SEO Considerations for Photographers
Branding
- Using a generic domain (e.g., unterwasser.photo) makes it harder to rank compared to using a personal brand name.
- Clear identification of the photographer (e.g., “Martin Splitt’s Photography”) improves discoverability.
Search Console
- Important to monitor queries and impressions, even though it does not directly boost rankings.
Gallery vs. Image Pages
- Gallery-only setups limit indexing.
- Individual landing pages for each image, with descriptive text, improve image search visibility.
Content on Galleries
- Add descriptive text, locations, and context to gallery/category pages to help them rank.
Technical Setup
- Responsive images (different sizes for devices) are good practice.
- File size and formats (JPEG is safe; WebP/AVIF are modern alternatives).

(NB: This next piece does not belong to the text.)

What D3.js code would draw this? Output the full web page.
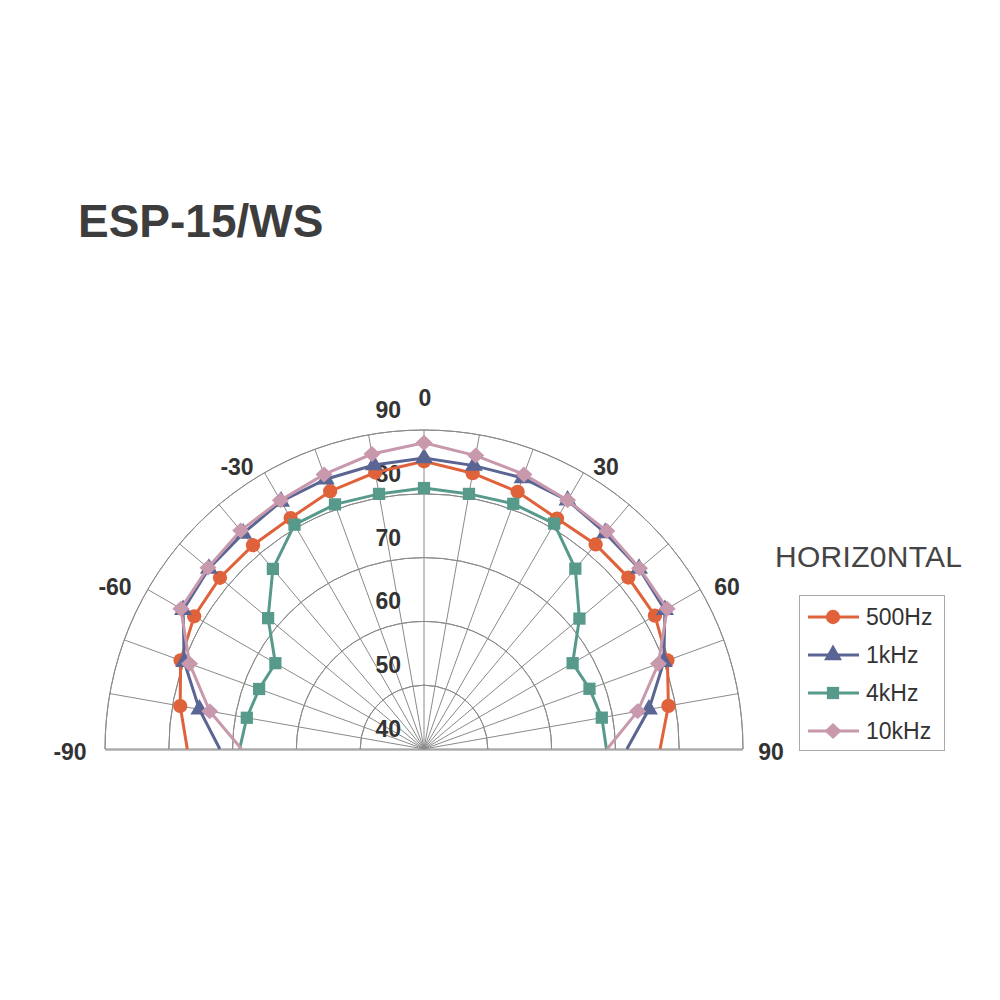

- Core Web Vitals matter but can be secondary for high-resolution photography sites.
Special Cases
- Stock Photography: SEO overlaps with keywording (titles, tags, demand trends, seasonality).
- Event/Wedding Photography: Relies heavily on traditional marketing (fairs, planners, referrals) plus clear local SEO (“event photographer London”).
- Fine Art Photography: Websites often focus on artistic vision, exhibitions, and galleries rather than service-oriented SEO.